Look for the First Moment Things Stop Making Sense
There’s always a turning point — the first place where the scenario diverges from what should happen. That moment is more important than the final error. It tells you where to focus, and just as importantly, where not to.
Use Evidence, Not Assumptions
In complex environments, assumptions multiply quickly. I slow things down by asking for evidence — logs, timestamps, comparisons, anything that grounds the discussion. This keeps the investigation honest and prevents teams from chasing shadows.
Recreate the Scenario
If I can reproduce the issue, I can understand it. If I can understand it, I can fix it. Reproduction turns a vague problem into a concrete one and gives everyone a controlled way to test ideas.
Change One Thing at a Time
When pressure is high, teams want to change everything at once. I do the opposite. One change, one observation.

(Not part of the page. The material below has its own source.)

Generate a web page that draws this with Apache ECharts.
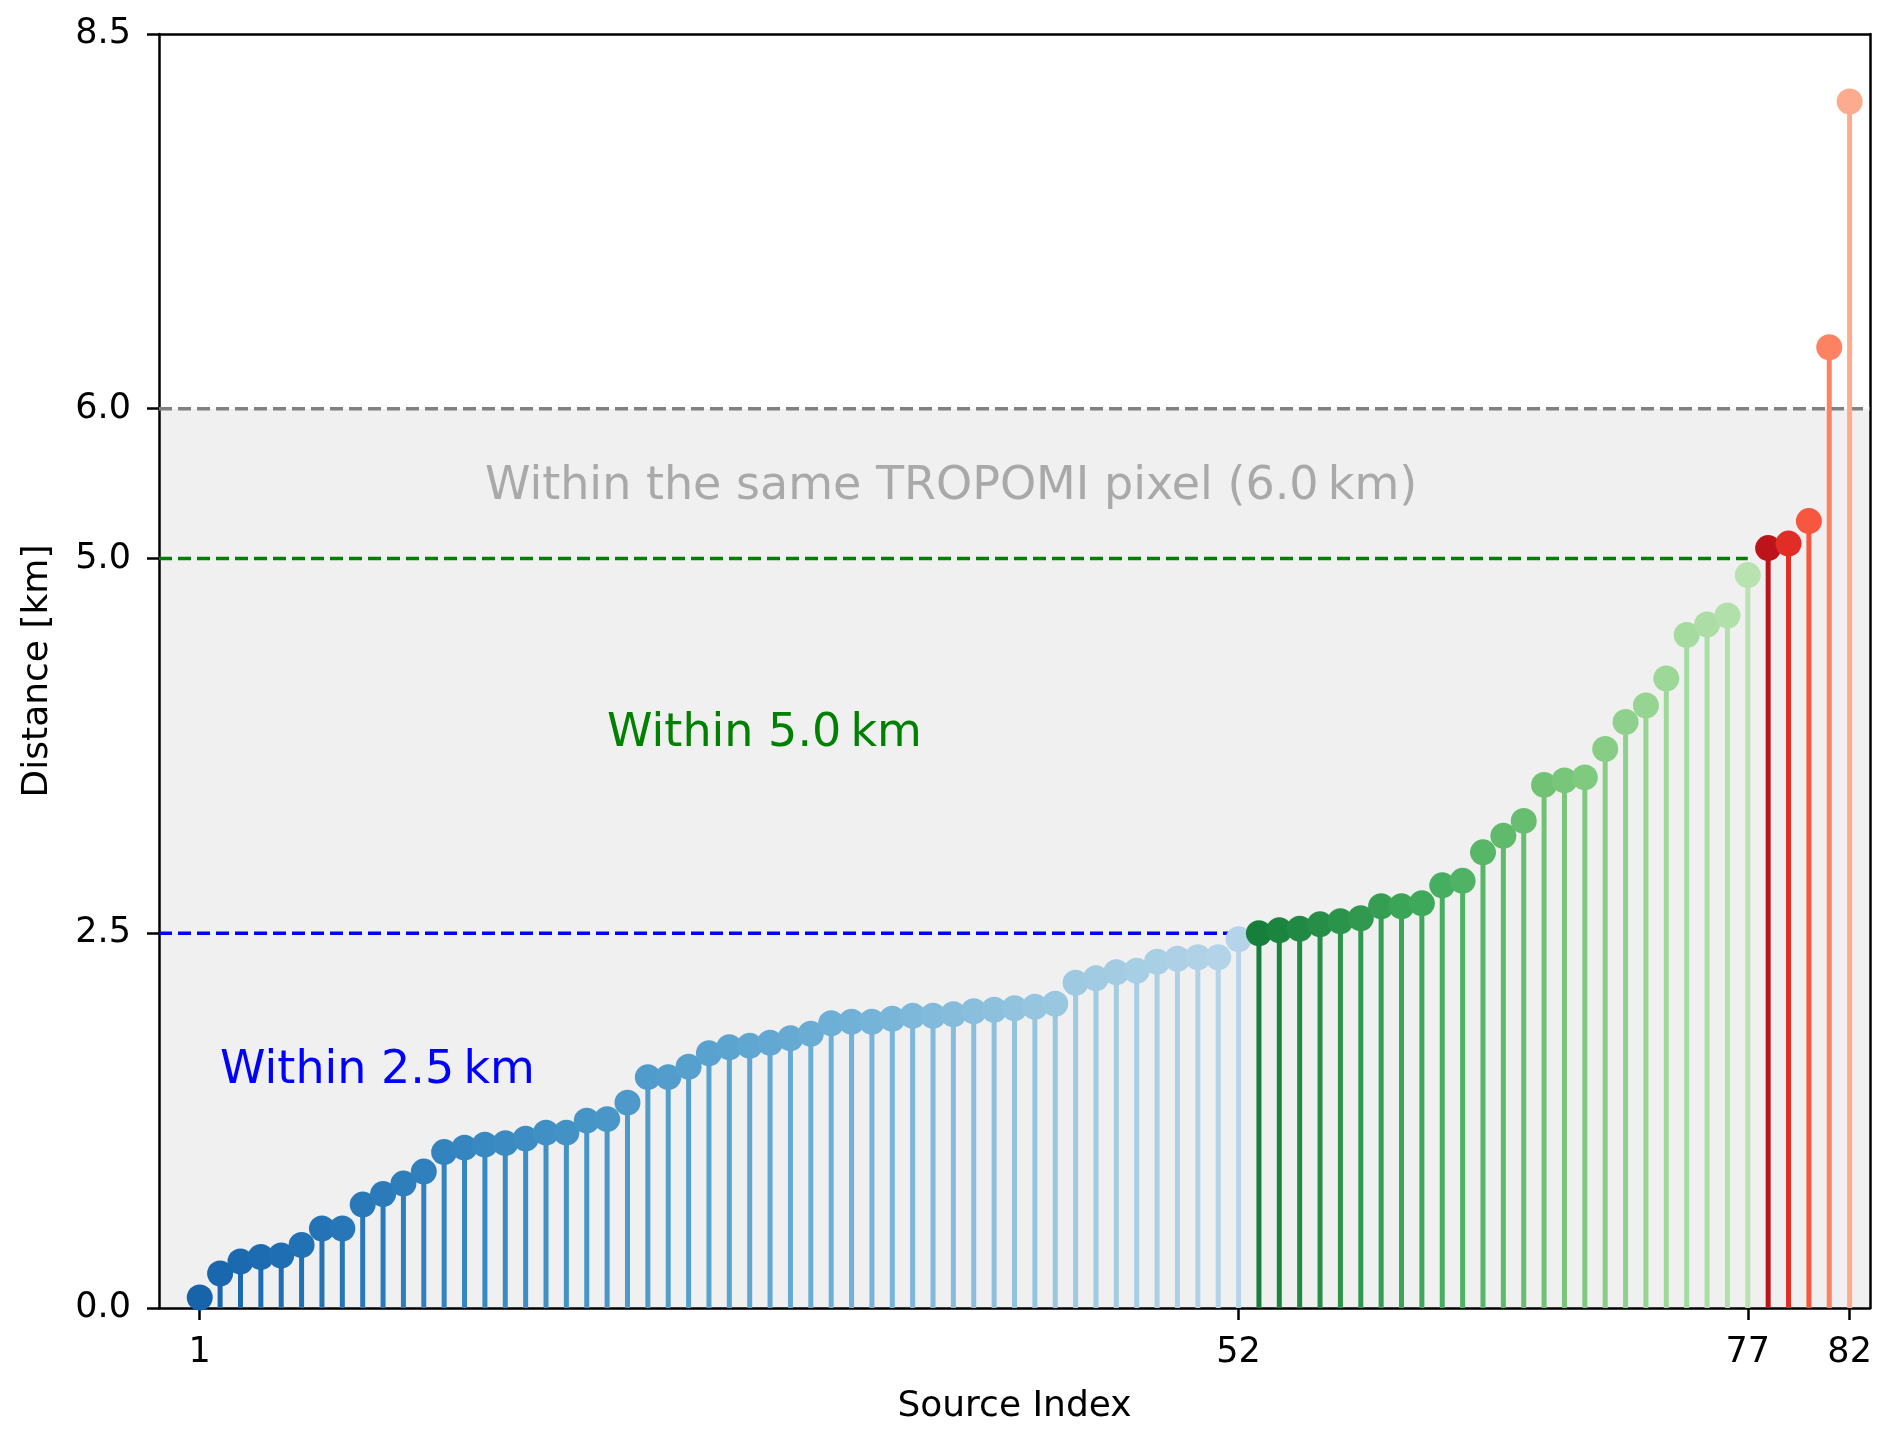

It feels slower in the moment but is dramatically faster overall because it leads to a real root cause, not a lucky guess.
Document the Thinking, Not Just the Fix
A fix solves today’s problem. Documenting the thinking solves tomorrow’s. I capture the scenario, the turning point, the evidence, and the reasoning. This builds organizational memory and reduces future escalations.
Why This Approach Works
It brings order to chaos. It aligns teams. It replaces assumptions with clarity. And it turns troubleshooting from a reactive scramble into a repeatable, confidence‑building process. It’s not about being technical — it’s about being disciplined, curious, and structured when everything around you feels noisy.